“Huh?” is near universal:
Researchers traveled to cities and remote villages on five continents, visiting native speakers of 10 very different languages. Their nearly 200 recordings of casual conversations revealed that there are versions of “Huh?” in every language they studied – and they sound remarkably similar. … The languages studied were Cha’palaa, Dutch, Icelandic, Italian, Lao, Mandarin Chinese, Murriny Patha, Russian, Siwu and Spanish. (English wasn’t included in the study.) Across these languages, they found a remarkable similarity among the “Huhs?” All the words had a single syllable, and they were typically limited to a low-front vowel, something akin to an “ah” or an “eh.” Sometimes this simple word started with a consonant, as does the English “Huh?” or the Dutch “Heh?” (Spellings are approximate.) Across all 10 languages, there were at least 64 simple consonants to choose from, but the word always started with an H or a glottal stop – the sound in the middle of the English “uh-oh.”
Why would “huh?” take on similar forms in unrelated languages? The researchers’ theory:
In conversation, we are under pressure to respond appropriately and timely to what was just said; when we are somehow unable to do this – for example, when we didn’t quite catch what the other person just said – we need an escape hatch. This particular context places constraints on, and functional motivations for, the form of the word. The signal has to be something maximally simple and quick to produce in situations when we’re literally at a loss to say something; and it has to be a questioning word to signal that the first speaker must now speak again. In language after language, we find a word like ‘Huh?’ that fits the bill perfectly: it is a simple, minimal, quick-to-produce questioning syllable.

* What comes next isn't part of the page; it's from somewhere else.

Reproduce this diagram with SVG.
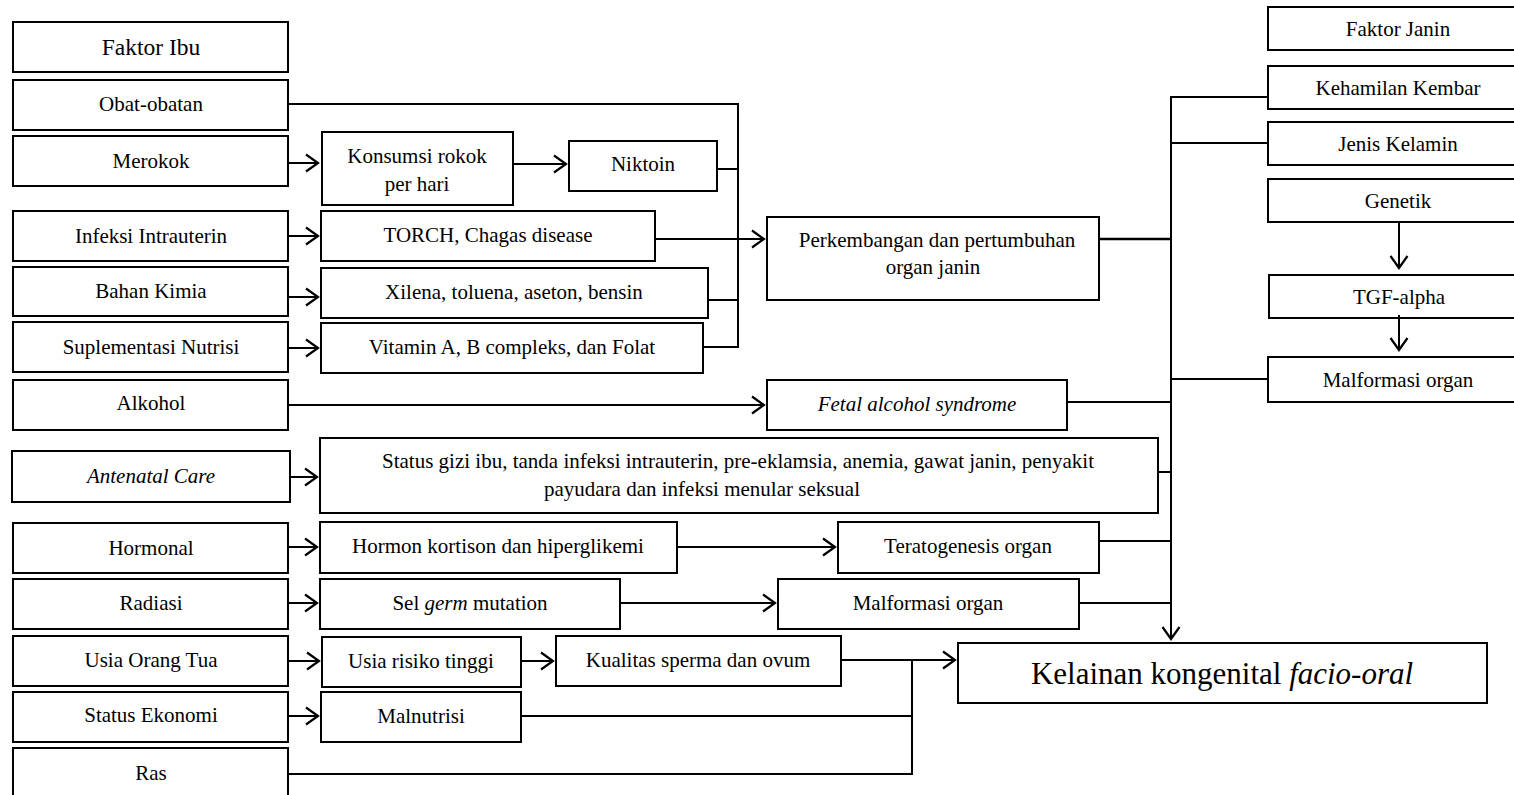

We propose this is a form of convergent evolution in language. Convergent evolution is a phenomenon well-known from evolutionary biology. When different species live in similar conditions, they can independently evolve similar traits. In a similar way, the similarity of huh? across a set of widely divergent languages may be due to the fact that the constraints from its environment are the same everywhere.